(begin)

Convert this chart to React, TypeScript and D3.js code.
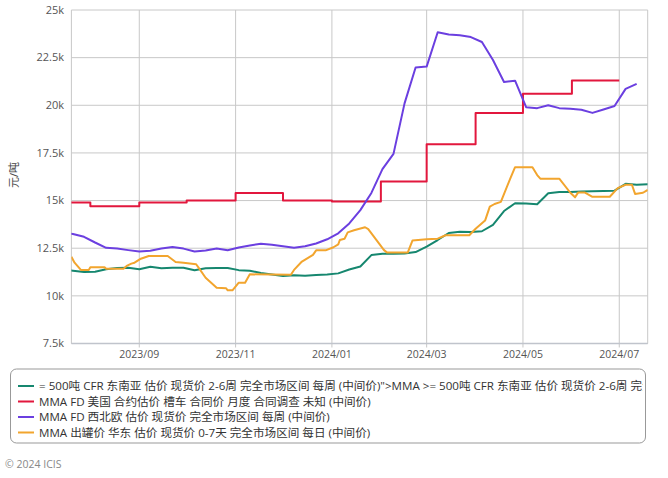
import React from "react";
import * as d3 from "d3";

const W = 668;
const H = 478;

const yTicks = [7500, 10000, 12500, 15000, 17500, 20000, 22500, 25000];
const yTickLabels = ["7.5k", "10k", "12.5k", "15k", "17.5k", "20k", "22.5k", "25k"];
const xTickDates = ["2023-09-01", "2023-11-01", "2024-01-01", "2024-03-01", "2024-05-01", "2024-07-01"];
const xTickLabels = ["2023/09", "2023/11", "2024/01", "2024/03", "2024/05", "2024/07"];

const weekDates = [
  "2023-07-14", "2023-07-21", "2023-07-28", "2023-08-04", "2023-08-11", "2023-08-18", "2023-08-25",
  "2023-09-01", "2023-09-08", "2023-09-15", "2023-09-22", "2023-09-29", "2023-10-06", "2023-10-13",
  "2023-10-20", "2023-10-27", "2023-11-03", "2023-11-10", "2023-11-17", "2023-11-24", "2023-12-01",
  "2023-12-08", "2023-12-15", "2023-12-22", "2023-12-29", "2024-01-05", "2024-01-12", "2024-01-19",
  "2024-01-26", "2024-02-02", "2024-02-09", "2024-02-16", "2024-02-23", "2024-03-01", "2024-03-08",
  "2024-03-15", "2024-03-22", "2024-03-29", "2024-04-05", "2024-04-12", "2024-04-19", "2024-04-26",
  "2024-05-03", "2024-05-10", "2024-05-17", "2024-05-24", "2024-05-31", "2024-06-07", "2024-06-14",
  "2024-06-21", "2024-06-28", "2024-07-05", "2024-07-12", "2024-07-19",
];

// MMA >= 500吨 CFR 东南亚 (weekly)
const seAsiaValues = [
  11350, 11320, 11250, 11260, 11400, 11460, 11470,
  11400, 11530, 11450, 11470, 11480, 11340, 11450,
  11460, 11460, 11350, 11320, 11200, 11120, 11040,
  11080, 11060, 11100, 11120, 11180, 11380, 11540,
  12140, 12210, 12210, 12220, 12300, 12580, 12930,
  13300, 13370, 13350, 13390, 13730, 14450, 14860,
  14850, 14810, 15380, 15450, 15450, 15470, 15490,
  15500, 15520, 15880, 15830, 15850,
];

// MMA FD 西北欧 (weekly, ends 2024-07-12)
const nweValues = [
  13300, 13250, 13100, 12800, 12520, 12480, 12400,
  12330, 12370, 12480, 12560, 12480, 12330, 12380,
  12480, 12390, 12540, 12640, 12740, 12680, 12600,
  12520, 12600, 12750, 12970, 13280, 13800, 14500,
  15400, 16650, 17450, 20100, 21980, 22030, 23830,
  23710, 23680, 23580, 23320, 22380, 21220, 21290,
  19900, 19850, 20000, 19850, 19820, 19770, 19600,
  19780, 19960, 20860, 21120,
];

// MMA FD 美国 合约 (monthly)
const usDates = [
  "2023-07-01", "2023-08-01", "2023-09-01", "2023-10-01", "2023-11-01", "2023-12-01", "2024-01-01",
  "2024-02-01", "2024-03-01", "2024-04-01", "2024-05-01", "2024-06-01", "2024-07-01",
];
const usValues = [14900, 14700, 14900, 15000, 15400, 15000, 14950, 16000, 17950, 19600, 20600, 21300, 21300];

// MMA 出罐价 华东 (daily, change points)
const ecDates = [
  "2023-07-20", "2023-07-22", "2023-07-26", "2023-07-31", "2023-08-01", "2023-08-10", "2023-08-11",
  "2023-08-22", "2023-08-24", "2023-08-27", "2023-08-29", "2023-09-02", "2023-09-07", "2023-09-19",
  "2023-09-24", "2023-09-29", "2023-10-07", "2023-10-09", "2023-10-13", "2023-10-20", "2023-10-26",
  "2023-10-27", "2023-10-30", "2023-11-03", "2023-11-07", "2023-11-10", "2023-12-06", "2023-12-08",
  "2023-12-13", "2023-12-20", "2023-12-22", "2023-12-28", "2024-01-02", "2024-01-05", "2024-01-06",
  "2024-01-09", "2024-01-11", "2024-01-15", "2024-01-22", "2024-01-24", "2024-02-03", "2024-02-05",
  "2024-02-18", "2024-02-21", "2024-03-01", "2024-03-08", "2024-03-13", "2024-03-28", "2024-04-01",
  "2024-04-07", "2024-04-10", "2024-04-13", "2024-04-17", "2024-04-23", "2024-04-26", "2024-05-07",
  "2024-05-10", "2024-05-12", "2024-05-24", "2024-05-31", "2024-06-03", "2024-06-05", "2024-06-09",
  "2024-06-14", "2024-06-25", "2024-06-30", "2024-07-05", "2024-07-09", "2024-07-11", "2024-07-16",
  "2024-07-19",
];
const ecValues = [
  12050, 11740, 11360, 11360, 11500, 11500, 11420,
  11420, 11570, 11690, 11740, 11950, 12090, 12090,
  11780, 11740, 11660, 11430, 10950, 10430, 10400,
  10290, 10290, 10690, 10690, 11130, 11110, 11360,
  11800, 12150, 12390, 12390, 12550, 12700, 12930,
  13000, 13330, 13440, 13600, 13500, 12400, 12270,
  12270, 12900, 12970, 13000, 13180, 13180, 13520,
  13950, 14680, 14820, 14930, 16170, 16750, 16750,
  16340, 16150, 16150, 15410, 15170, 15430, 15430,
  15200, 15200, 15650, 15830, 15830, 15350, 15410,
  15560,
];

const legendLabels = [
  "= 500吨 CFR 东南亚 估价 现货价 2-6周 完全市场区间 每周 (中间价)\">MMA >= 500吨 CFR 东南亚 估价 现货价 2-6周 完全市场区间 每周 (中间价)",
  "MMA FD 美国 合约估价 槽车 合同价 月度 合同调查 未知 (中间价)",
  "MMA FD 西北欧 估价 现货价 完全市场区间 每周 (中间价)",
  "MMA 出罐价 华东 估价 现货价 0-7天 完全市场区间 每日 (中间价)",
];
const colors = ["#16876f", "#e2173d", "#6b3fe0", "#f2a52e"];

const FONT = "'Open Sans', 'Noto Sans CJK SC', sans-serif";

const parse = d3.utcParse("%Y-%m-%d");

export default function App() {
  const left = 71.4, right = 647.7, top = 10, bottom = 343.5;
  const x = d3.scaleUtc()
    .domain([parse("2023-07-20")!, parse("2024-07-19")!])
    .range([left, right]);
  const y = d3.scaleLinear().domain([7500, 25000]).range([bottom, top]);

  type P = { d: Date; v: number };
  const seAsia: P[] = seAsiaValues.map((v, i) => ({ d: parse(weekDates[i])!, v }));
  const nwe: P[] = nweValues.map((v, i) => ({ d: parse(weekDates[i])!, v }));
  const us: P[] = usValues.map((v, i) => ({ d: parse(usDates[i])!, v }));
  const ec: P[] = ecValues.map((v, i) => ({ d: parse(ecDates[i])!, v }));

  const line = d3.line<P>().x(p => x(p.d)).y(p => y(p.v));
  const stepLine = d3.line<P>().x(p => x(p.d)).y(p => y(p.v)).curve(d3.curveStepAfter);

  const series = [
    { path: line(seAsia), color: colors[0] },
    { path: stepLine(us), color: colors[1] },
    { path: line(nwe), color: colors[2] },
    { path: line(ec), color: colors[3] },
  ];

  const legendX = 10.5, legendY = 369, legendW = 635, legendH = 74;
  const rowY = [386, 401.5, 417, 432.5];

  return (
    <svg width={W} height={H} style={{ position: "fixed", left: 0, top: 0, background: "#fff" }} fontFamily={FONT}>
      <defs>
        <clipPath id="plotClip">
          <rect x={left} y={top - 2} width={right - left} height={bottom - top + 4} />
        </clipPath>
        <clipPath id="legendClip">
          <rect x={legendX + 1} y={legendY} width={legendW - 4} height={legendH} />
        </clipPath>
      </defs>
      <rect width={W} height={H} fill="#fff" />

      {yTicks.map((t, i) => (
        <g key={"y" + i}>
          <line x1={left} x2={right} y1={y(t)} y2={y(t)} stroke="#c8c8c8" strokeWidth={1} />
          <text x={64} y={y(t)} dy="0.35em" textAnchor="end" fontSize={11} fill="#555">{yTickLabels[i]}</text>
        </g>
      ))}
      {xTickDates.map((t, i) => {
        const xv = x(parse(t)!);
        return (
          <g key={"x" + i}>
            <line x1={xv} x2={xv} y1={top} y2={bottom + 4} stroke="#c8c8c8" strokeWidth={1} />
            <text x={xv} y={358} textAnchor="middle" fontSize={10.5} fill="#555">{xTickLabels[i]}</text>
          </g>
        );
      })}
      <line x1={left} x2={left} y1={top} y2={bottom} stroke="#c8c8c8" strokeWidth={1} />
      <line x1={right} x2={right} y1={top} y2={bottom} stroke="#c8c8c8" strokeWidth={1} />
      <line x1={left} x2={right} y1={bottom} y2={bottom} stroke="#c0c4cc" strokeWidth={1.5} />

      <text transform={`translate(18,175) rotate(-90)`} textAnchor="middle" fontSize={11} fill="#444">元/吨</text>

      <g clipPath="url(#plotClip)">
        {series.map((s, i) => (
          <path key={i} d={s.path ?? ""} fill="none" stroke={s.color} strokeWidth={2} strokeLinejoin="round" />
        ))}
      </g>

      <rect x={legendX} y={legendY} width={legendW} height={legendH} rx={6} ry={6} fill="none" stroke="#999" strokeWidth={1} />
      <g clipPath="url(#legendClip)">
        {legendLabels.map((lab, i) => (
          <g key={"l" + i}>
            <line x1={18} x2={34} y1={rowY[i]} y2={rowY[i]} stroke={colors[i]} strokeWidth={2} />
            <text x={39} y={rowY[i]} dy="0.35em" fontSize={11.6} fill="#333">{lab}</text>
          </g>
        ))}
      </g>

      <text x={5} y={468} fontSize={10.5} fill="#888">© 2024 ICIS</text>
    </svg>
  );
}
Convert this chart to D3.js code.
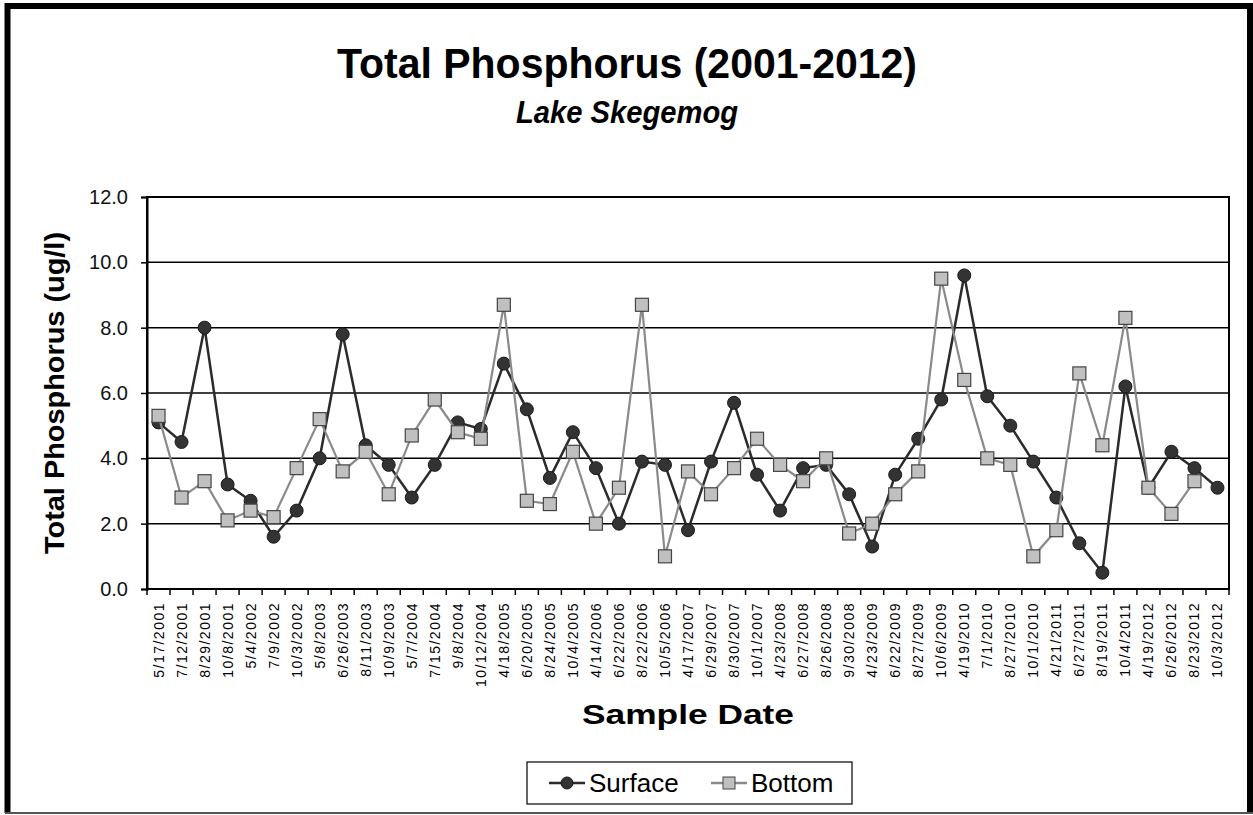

(end)

Reproduce the data above word for word from its first line through the line that holds "const H = 478;", both ends included; skip pictures.

Convert this chart to React, TypeScript and D3.js code.
import React from "react";
import * as d3 from "d3";

const W = 668;
const H = 478;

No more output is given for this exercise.